Why does everything Facebook do have to be so heavily criticized?

Safety Check is a wonderful feature. If I remember correctly, it started off
as an internal hackathon project that got turned into a full feature. They get
shit if they turn it on (here), and if they don't turn it on (past tragedies
where they failed to turn it on).

Why does everything Facebook do turn into a riot? After years in the industry,
95% of things that are "bad" that come out of big companies end up being well
meaning and just look malicious without context. Hanlon's razor is real.

Yeah, Facebook has to fund all this somehow. Yeah, they are going to make
their ad space extremely valuable with all the information they have. They
don't sell your raw data. They sell access to you like the rest of the
industry.

Those creepy ads that you saw based on some conversation you had? Turns out
that they're NOT listening to your mic or whatever. It's either confirmation
bias or something you're not thinking about.

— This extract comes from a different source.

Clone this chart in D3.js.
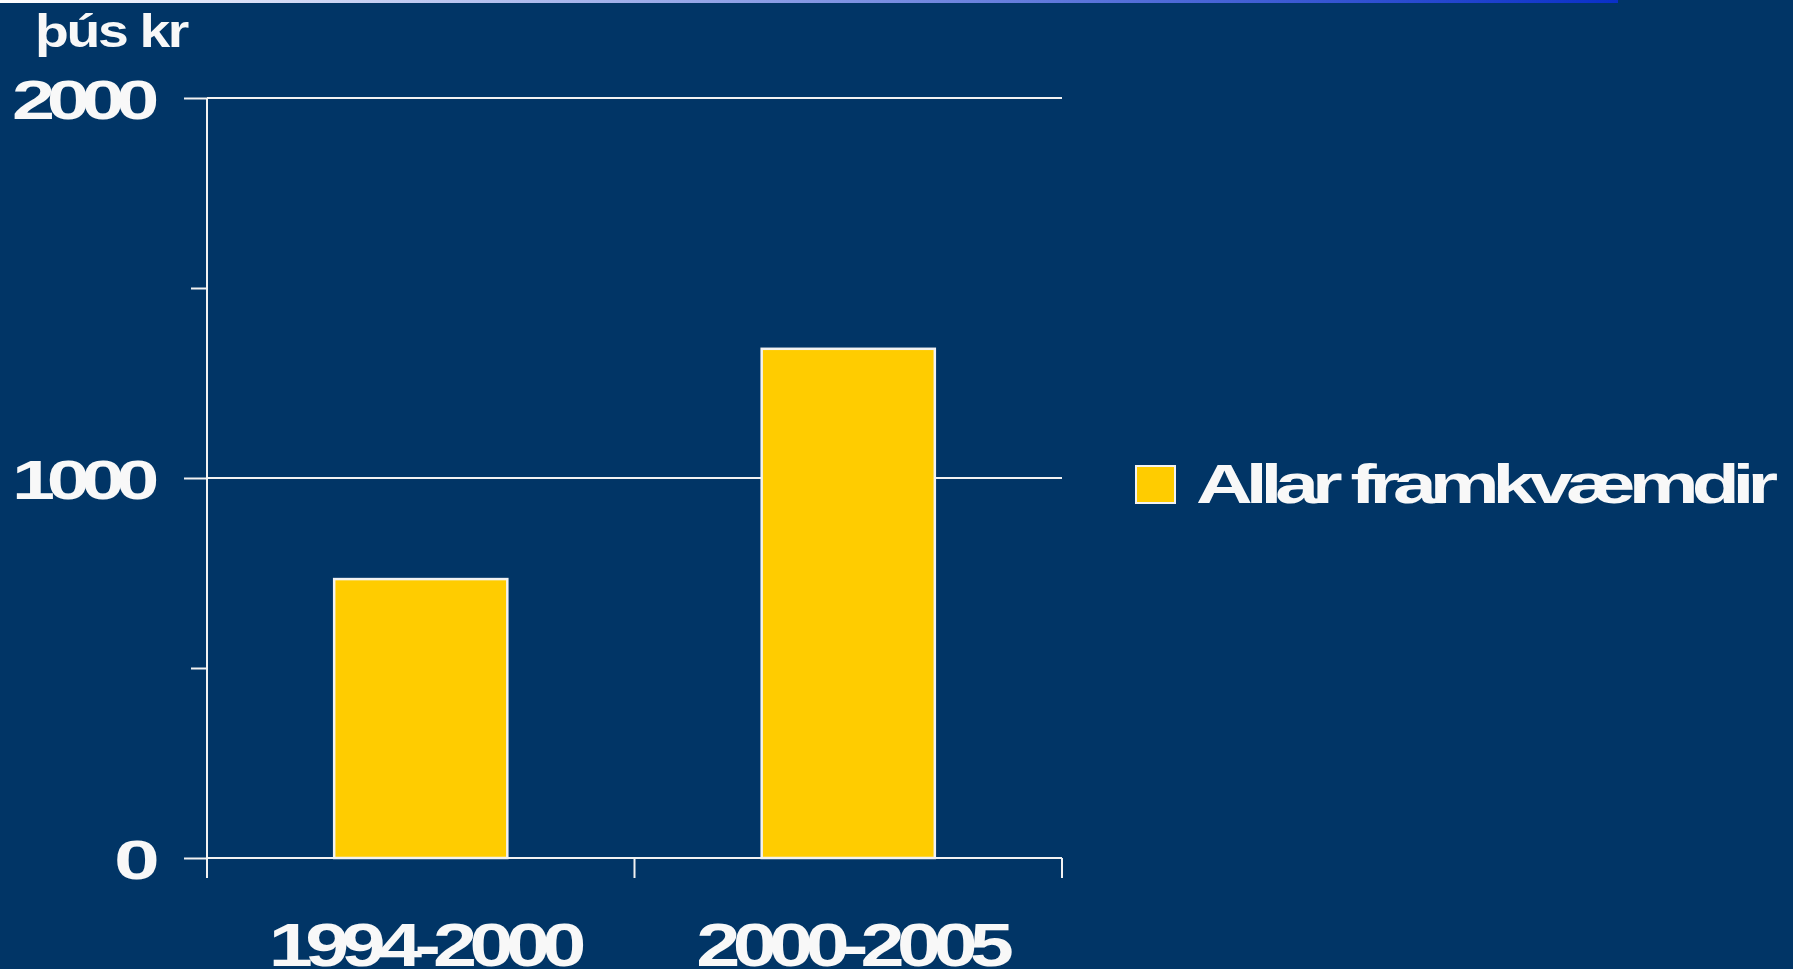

Those friends that they suggest with a new account? Turns out your friends
posted pictures of you on Facebook, and Facebook knows how to do facial
recognition.

It feels like everything Facebook is overblown on HN. What am I missing?

Edit: I should have said this originally, but I'm a former Facebook employee,
now at another big tech company. I try not to be too controversial in writing,
which is why I made a throwaway.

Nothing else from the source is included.